▶ Data shown:
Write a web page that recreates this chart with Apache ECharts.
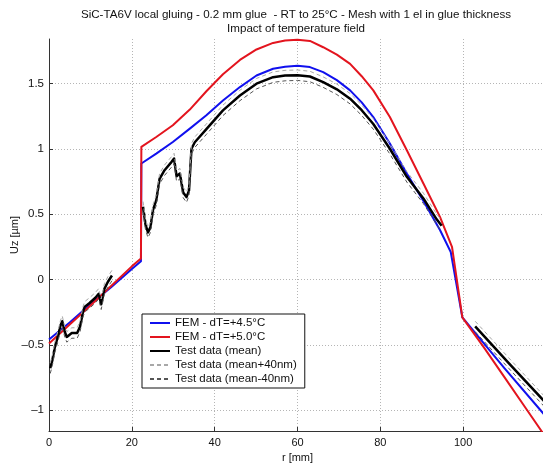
<!DOCTYPE html>
<html>
<head>
<meta charset="utf-8">
<script src="https://cdn.jsdelivr.net/npm/echarts@6/dist/echarts.min.js"></script>
<style>html,body{margin:0;padding:0;background:#fff}#c{width:543px;height:464px}</style>
</head>
<body>
<div id="c"></div>
<script>
// ---- Data ----
const titleLines = ["SiC-TA6V local gluing - 0.2 mm glue  - RT to 25°C - Mesh with 1 el in glue thickness", "Impact of temperature field"];
const seriesNames = ["FEM - dT=+4.5°C", "FEM - dT=+5.0°C", "Test data (mean)", "Test data (mean+40nm)", "Test data (mean-40nm)"];

const blueX = [0, 5, 10, 15, 20, 22.2, 22.3, 25.9, 29.9, 34, 38, 42, 46.1, 50.1, 54.1, 57, 60, 63, 66.2, 69.5, 72.7, 75.5, 78.3, 82.3, 86.4, 90.4, 94.4, 97, 99.8, 110, 120];
const blueY = [-0.46, -0.33, -0.19, -0.06, 0.08, 0.14, 0.887, 0.963, 1.052, 1.154, 1.256, 1.37, 1.472, 1.561, 1.612, 1.628, 1.635, 1.625, 1.586, 1.525, 1.447, 1.355, 1.243, 1.04, 0.81, 0.6, 0.378, 0.21, -0.29, -0.68, -1.05];

const redX = [0, 5, 10, 15, 20, 22.2, 22.3, 25.9, 29.9, 34, 38, 42, 46.1, 50.1, 54.1, 57, 60, 63, 66.2, 69.5, 72.7, 75.5, 78.3, 82.3, 86.4, 90.4, 94.4, 97.3, 99.8, 105, 110, 115, 120];
const redY = [-0.49, -0.345, -0.2, -0.05, 0.1, 0.16, 1.014, 1.09, 1.18, 1.3, 1.44, 1.57, 1.68, 1.76, 1.81, 1.828, 1.835, 1.825, 1.777, 1.72, 1.65, 1.555, 1.447, 1.243, 0.989, 0.734, 0.479, 0.25, -0.29, -0.52, -0.75, -0.98, -1.21];

// Test data: three measured segments
const meanX1 = [0.3, 0.8, 1.4, 2.2, 2.8, 3.2, 3.8, 4.3, 5.5, 6.8, 7.5, 8.2, 8.6, 9.8, 11.2, 12, 12.6, 13.4, 14.2, 15.2];
const meanY1 = [-0.68, -0.62, -0.52, -0.43, -0.35, -0.32, -0.4, -0.44, -0.41, -0.41, -0.36, -0.25, -0.21, -0.18, -0.14, -0.11, -0.19, -0.07, -0.02, 0.03];
const plusY1 = [-0.64, -0.58, -0.48, -0.39, -0.31, -0.28, -0.36, -0.4, -0.37, -0.37, -0.32, -0.21, -0.17, -0.14, -0.1, -0.07, -0.15, -0.03, 0.02, 0.07];
const minusY1 = [-0.72, -0.66, -0.56, -0.47, -0.39, -0.36, -0.44, -0.48, -0.45, -0.45, -0.4, -0.29, -0.25, -0.22, -0.18, -0.15, -0.23, -0.11, -0.06, -0.01];

const meanX2 = [22.7, 23.3, 23.9, 24.5, 25.1, 25.9, 26.7, 27.9, 29.6, 30.2, 30.8, 31.6, 32.4, 33.2, 33.8, 34.4, 35.2, 38, 42, 46.1, 50.1, 54.1, 57, 60, 63, 66.2, 69.5, 72.7, 75.5, 78.3, 82.3, 86.4, 90.4, 93.6, 94.8];
const meanY2 = [0.556, 0.42, 0.36, 0.4, 0.53, 0.607, 0.77, 0.836, 0.9, 0.925, 0.79, 0.81, 0.665, 0.63, 0.68, 1.0, 1.05, 1.15, 1.294, 1.408, 1.498, 1.548, 1.56, 1.563, 1.553, 1.51, 1.455, 1.383, 1.295, 1.19, 1.0, 0.785, 0.62, 0.46, 0.41];
const plusY2 = [0.596, 0.46, 0.4, 0.44, 0.57, 0.647, 0.81, 0.876, 0.94, 0.965, 0.83, 0.85, 0.705, 0.67, 0.72, 1.04, 1.09, 1.19, 1.334, 1.448, 1.538, 1.588, 1.6, 1.603, 1.593, 1.55, 1.495, 1.423, 1.335, 1.23, 1.04, 0.825, 0.66, 0.5, 0.45];
const minusY2 = [0.516, 0.38, 0.32, 0.36, 0.49, 0.567, 0.73, 0.796, 0.86, 0.885, 0.75, 0.77, 0.625, 0.59, 0.64, 0.96, 1.01, 1.11, 1.254, 1.368, 1.458, 1.508, 1.52, 1.523, 1.513, 1.47, 1.415, 1.343, 1.255, 1.15, 0.96, 0.745, 0.58, 0.42, 0.37];

const meanX3 = [102.9, 111, 119.5];
const meanY3 = [-0.36, -0.64, -0.93];
const plusY3 = [-0.32, -0.6, -0.89];
const minusY3 = [-0.4, -0.68, -0.97];

// ---- Chart ----
const FONT = "'Liberation Sans', Arial, Helvetica, sans-serif";
const pairs = (xs, ys) => xs.map((x, i) => [x, ys[i]]);
const chart = echarts.init(document.getElementById('c'), null, {renderer: 'canvas'});

function lineSeries(name, data, color, width, type, z) {
  return {
    name: name, type: 'line', data: data, symbol: 'none', showSymbol: false,
    lineStyle: {color: color, width: width, type: type, join: 'round'},
    itemStyle: {color: color},
    z: z, animation: false, silent: true
  };
}

const gridStyle = {show: true, lineStyle: {color: '#b5b5b5', type: [1, 2], width: 1}, showMinLine: false, showMaxLine: false};

chart.setOption({
  backgroundColor: '#fff',
  animation: false,
  title: {
    text: titleLines.join('\n'),
    left: 291, top: 3, textAlign: 'center',
    textStyle: {fontFamily: FONT, fontSize: 11.6, fontWeight: 'normal', color: '#111', lineHeight: 14}
  },
  grid: {left: 49, right: -3, top: 39, bottom: 33, containLabel: false, outerBoundsMode: 'none'},
  xAxis: {
    type: 'value', min: 0, max: 120, interval: 20,
    name: 'r [mm]', nameLocation: 'middle', nameGap: 18,
    nameTextStyle: {fontFamily: FONT, fontSize: 11, color: '#111'},
    axisLine: {show: true, onZero: false, lineStyle: {color: '#333', width: 1}},
    axisTick: {show: true, inside: true, length: 4, lineStyle: {color: '#333'}},
    axisLabel: {fontFamily: FONT, fontSize: 11, color: '#111', margin: 6, showMaxLabel: false},
    splitLine: gridStyle
  },
  yAxis: {
    type: 'value', min: -1.16, max: 1.84, splitNumber: 5,
    name: 'Uz [µm]', nameLocation: 'middle', nameGap: 29, nameRotate: 90, nameMoveOverlap: false,
    nameTextStyle: {fontFamily: FONT, fontSize: 11, color: '#111'},
    axisLine: {show: true, onZero: false, lineStyle: {color: '#333', width: 1}},
    axisTick: {show: true, inside: true, length: 4, lineStyle: {color: '#333'}},
    axisLabel: {fontFamily: FONT, fontSize: 11.5, color: '#111', margin: 5,
      showMinLabel: false, showMaxLabel: false,
      formatter: v => String(v).replace('-', '\u2013')},
    splitLine: gridStyle
  },
  legend: {
    orient: 'vertical', left: 142, top: 314,
    data: seriesNames,
    itemWidth: 20, itemHeight: 10, itemGap: 2,
    padding: [3, 8, 3, 7],
    borderColor: '#111', borderWidth: 1, backgroundColor: '#fff',
    itemStyle: {color: 'transparent', borderWidth: 0, opacity: 0},
    textStyle: {fontFamily: FONT, fontSize: 11.5, color: '#111'},
    selectedMode: false
  },
  series: [
    lineSeries(seriesNames[0], pairs(blueX, blueY), '#1010ee', 2, 'solid', 3),
    lineSeries(seriesNames[1], pairs(redX, redY), '#e3141e', 2, 'solid', 4),
    lineSeries(seriesNames[2], pairs(meanX1, meanY1), '#000', 2.5, 'solid', 5),
    lineSeries(seriesNames[3], pairs(meanX1, plusY1), '#a8a8a8', 1, [4, 3], 6),
    lineSeries(seriesNames[4], pairs(meanX1, minusY1), '#555', 1, [4, 3], 6),
    lineSeries(seriesNames[2], pairs(meanX2, meanY2), '#000', 2.5, 'solid', 5),
    lineSeries(seriesNames[3], pairs(meanX2, plusY2), '#a8a8a8', 1, [4, 3], 6),
    lineSeries(seriesNames[4], pairs(meanX2, minusY2), '#555', 1, [4, 3], 6),
    lineSeries(seriesNames[2], pairs(meanX3, meanY3), '#000', 2.5, 'solid', 5),
    lineSeries(seriesNames[3], pairs(meanX3, plusY3), '#a8a8a8', 1, [4, 3], 6),
    lineSeries(seriesNames[4], pairs(meanX3, minusY3), '#555', 1, [4, 3], 6)
  ]
});
</script>
</body>
</html>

▶ Set problem:
Transcribe exactly, with no pictures, the lines running from the first line of the material through the line holding "-0.11, -0.06, -0.01];".

▶ Answer in full:
Write a web page that recreates this chart with Apache ECharts.
<!DOCTYPE html>
<html>
<head>
<meta charset="utf-8">
<script src="https://cdn.jsdelivr.net/npm/echarts@6/dist/echarts.min.js"></script>
<style>html,body{margin:0;padding:0;background:#fff}#c{width:543px;height:464px}</style>
</head>
<body>
<div id="c"></div>
<script>
// ---- Data ----
const titleLines = ["SiC-TA6V local gluing - 0.2 mm glue  - RT to 25°C - Mesh with 1 el in glue thickness", "Impact of temperature field"];
const seriesNames = ["FEM - dT=+4.5°C", "FEM - dT=+5.0°C", "Test data (mean)", "Test data (mean+40nm)", "Test data (mean-40nm)"];

const blueX = [0, 5, 10, 15, 20, 22.2, 22.3, 25.9, 29.9, 34, 38, 42, 46.1, 50.1, 54.1, 57, 60, 63, 66.2, 69.5, 72.7, 75.5, 78.3, 82.3, 86.4, 90.4, 94.4, 97, 99.8, 110, 120];
const blueY = [-0.46, -0.33, -0.19, -0.06, 0.08, 0.14, 0.887, 0.963, 1.052, 1.154, 1.256, 1.37, 1.472, 1.561, 1.612, 1.628, 1.635, 1.625, 1.586, 1.525, 1.447, 1.355, 1.243, 1.04, 0.81, 0.6, 0.378, 0.21, -0.29, -0.68, -1.05];

const redX = [0, 5, 10, 15, 20, 22.2, 22.3, 25.9, 29.9, 34, 38, 42, 46.1, 50.1, 54.1, 57, 60, 63, 66.2, 69.5, 72.7, 75.5, 78.3, 82.3, 86.4, 90.4, 94.4, 97.3, 99.8, 105, 110, 115, 120];
const redY = [-0.49, -0.345, -0.2, -0.05, 0.1, 0.16, 1.014, 1.09, 1.18, 1.3, 1.44, 1.57, 1.68, 1.76, 1.81, 1.828, 1.835, 1.825, 1.777, 1.72, 1.65, 1.555, 1.447, 1.243, 0.989, 0.734, 0.479, 0.25, -0.29, -0.52, -0.75, -0.98, -1.21];

// Test data: three measured segments
const meanX1 = [0.3, 0.8, 1.4, 2.2, 2.8, 3.2, 3.8, 4.3, 5.5, 6.8, 7.5, 8.2, 8.6, 9.8, 11.2, 12, 12.6, 13.4, 14.2, 15.2];
const meanY1 = [-0.68, -0.62, -0.52, -0.43, -0.35, -0.32, -0.4, -0.44, -0.41, -0.41, -0.36, -0.25, -0.21, -0.18, -0.14, -0.11, -0.19, -0.07, -0.02, 0.03];
const plusY1 = [-0.64, -0.58, -0.48, -0.39, -0.31, -0.28, -0.36, -0.4, -0.37, -0.37, -0.32, -0.21, -0.17, -0.14, -0.1, -0.07, -0.15, -0.03, 0.02, 0.07];
const minusY1 = [-0.72, -0.66, -0.56, -0.47, -0.39, -0.36, -0.44, -0.48, -0.45, -0.45, -0.4, -0.29, -0.25, -0.22, -0.18, -0.15, -0.23, -0.11, -0.06, -0.01];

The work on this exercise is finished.